Given information |
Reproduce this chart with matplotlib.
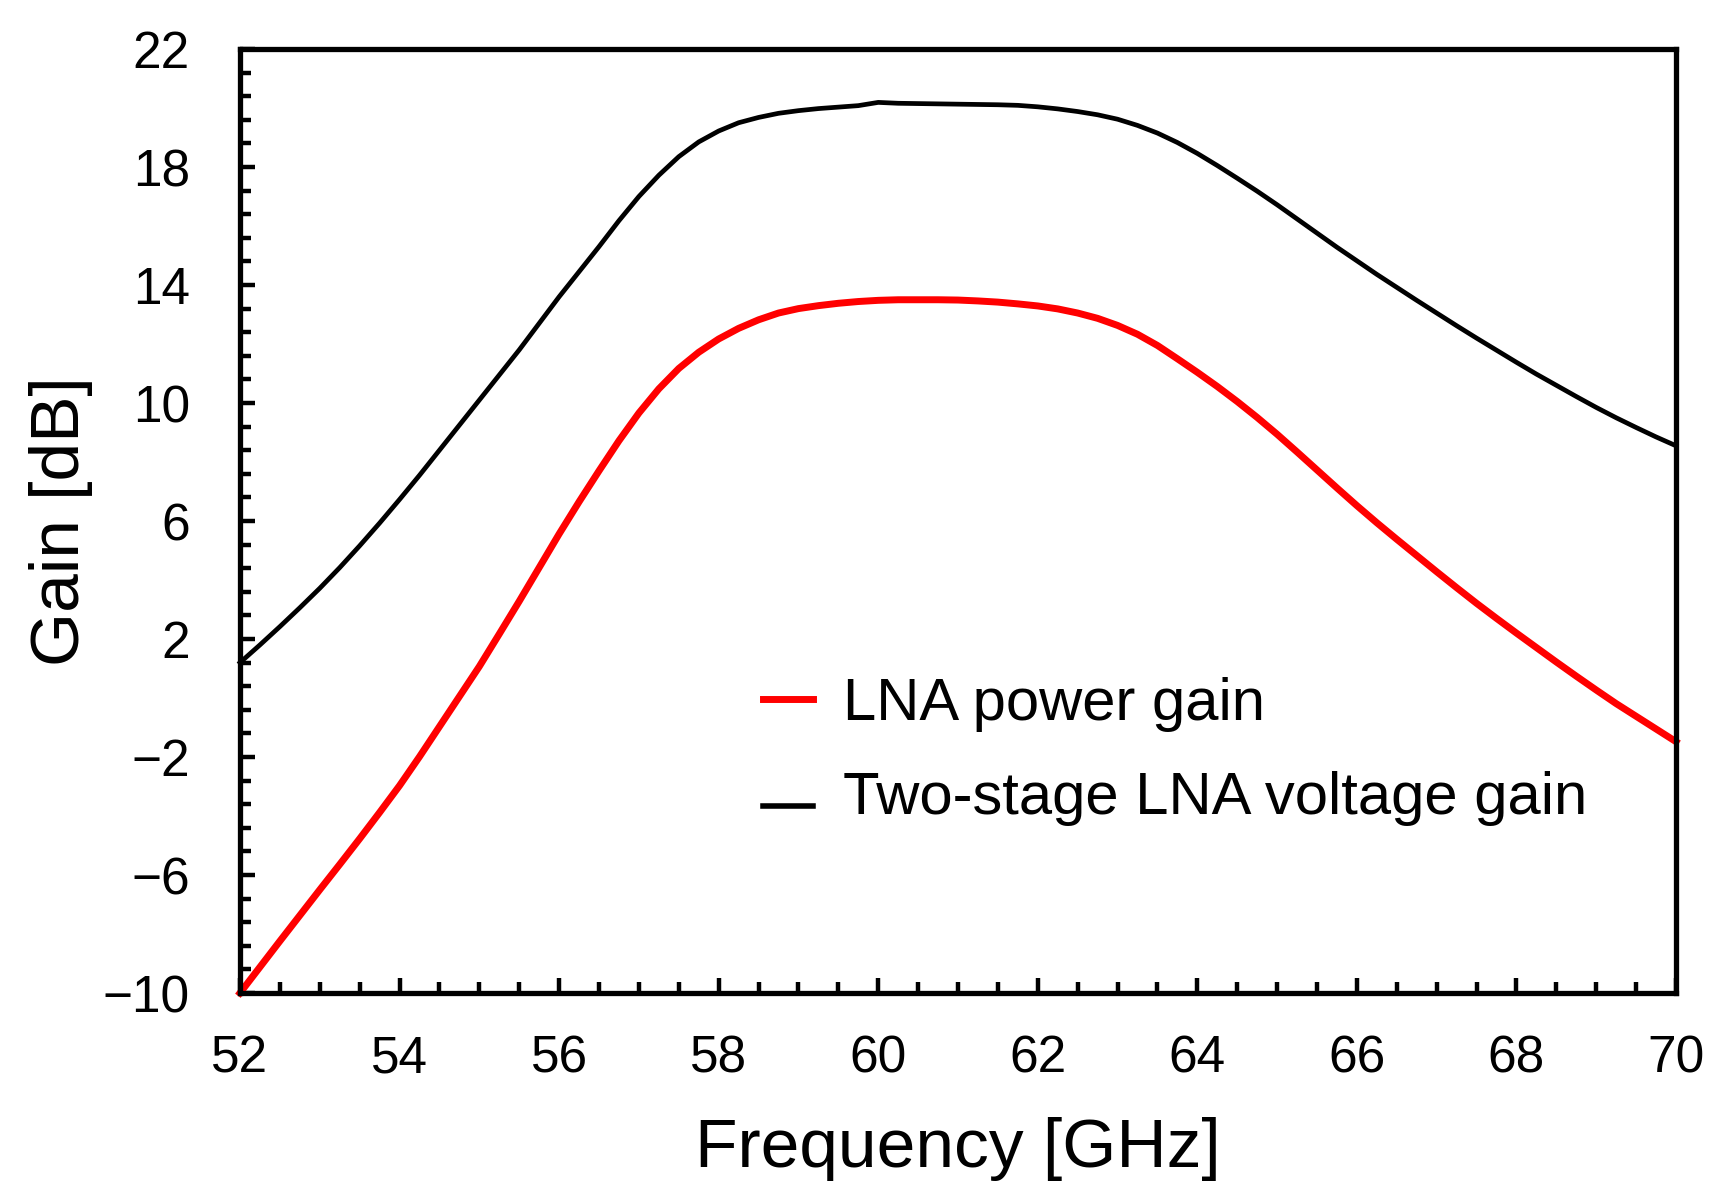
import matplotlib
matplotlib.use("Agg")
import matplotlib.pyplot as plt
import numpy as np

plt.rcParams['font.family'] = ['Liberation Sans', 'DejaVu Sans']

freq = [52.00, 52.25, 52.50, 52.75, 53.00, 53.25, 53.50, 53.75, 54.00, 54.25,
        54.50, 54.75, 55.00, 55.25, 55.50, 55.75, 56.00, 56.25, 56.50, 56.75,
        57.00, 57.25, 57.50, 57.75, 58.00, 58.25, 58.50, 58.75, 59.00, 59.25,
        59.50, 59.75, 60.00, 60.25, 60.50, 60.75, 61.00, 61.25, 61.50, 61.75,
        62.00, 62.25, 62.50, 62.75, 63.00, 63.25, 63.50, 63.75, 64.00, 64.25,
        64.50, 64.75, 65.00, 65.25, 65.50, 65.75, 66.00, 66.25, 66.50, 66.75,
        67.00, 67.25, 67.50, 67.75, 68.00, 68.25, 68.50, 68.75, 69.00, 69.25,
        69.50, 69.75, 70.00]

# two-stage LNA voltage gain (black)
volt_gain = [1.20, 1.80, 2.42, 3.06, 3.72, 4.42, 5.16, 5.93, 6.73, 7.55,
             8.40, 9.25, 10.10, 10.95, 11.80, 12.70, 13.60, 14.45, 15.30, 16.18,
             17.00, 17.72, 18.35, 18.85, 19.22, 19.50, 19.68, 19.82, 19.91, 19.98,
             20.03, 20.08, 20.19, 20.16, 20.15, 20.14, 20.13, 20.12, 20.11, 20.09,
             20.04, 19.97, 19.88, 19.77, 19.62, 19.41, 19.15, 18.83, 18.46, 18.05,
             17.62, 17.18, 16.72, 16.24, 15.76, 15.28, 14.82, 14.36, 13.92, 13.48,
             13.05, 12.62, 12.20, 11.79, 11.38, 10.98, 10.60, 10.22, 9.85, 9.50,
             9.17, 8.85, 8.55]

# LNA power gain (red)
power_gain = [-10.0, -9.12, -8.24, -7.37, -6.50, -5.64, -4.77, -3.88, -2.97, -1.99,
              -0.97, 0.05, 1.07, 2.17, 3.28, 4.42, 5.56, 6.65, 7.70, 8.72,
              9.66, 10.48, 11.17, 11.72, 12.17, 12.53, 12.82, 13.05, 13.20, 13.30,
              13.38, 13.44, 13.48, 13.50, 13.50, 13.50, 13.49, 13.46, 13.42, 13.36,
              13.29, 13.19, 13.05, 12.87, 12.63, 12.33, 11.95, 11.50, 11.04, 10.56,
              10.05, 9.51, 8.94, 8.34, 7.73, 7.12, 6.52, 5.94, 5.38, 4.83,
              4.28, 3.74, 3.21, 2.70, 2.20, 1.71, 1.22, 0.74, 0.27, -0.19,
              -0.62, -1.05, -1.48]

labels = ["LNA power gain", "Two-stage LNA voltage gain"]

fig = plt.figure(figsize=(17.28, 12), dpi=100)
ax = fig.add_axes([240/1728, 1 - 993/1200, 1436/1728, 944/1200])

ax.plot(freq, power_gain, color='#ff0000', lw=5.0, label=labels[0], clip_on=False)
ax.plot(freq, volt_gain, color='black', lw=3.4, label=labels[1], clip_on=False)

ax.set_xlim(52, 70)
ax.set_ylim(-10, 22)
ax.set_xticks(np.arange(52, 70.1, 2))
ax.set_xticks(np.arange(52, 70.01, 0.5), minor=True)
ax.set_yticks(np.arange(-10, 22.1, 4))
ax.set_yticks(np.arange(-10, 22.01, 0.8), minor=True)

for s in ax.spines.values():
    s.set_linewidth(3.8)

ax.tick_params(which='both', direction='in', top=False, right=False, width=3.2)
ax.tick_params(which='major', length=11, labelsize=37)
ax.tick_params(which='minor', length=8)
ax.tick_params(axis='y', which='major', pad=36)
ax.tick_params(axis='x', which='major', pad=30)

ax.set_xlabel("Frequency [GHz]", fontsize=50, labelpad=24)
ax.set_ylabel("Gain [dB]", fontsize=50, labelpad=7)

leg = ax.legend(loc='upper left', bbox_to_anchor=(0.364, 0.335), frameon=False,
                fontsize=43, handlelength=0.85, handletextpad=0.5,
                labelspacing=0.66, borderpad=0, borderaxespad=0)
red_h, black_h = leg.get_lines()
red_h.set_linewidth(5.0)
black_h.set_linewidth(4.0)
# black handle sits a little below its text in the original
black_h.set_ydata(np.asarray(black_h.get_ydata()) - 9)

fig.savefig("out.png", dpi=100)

Exercise | Restate each line from the start of the listing through the line bearing "69.50, 69.75, 70.00]" word for word. Drop the pictures.

Full solution |
Reproduce this chart with matplotlib.
import matplotlib
matplotlib.use("Agg")
import matplotlib.pyplot as plt
import numpy as np

plt.rcParams['font.family'] = ['Liberation Sans', 'DejaVu Sans']

freq = [52.00, 52.25, 52.50, 52.75, 53.00, 53.25, 53.50, 53.75, 54.00, 54.25,
        54.50, 54.75, 55.00, 55.25, 55.50, 55.75, 56.00, 56.25, 56.50, 56.75,
        57.00, 57.25, 57.50, 57.75, 58.00, 58.25, 58.50, 58.75, 59.00, 59.25,
        59.50, 59.75, 60.00, 60.25, 60.50, 60.75, 61.00, 61.25, 61.50, 61.75,
        62.00, 62.25, 62.50, 62.75, 63.00, 63.25, 63.50, 63.75, 64.00, 64.25,
        64.50, 64.75, 65.00, 65.25, 65.50, 65.75, 66.00, 66.25, 66.50, 66.75,
        67.00, 67.25, 67.50, 67.75, 68.00, 68.25, 68.50, 68.75, 69.00, 69.25,
        69.50, 69.75, 70.00]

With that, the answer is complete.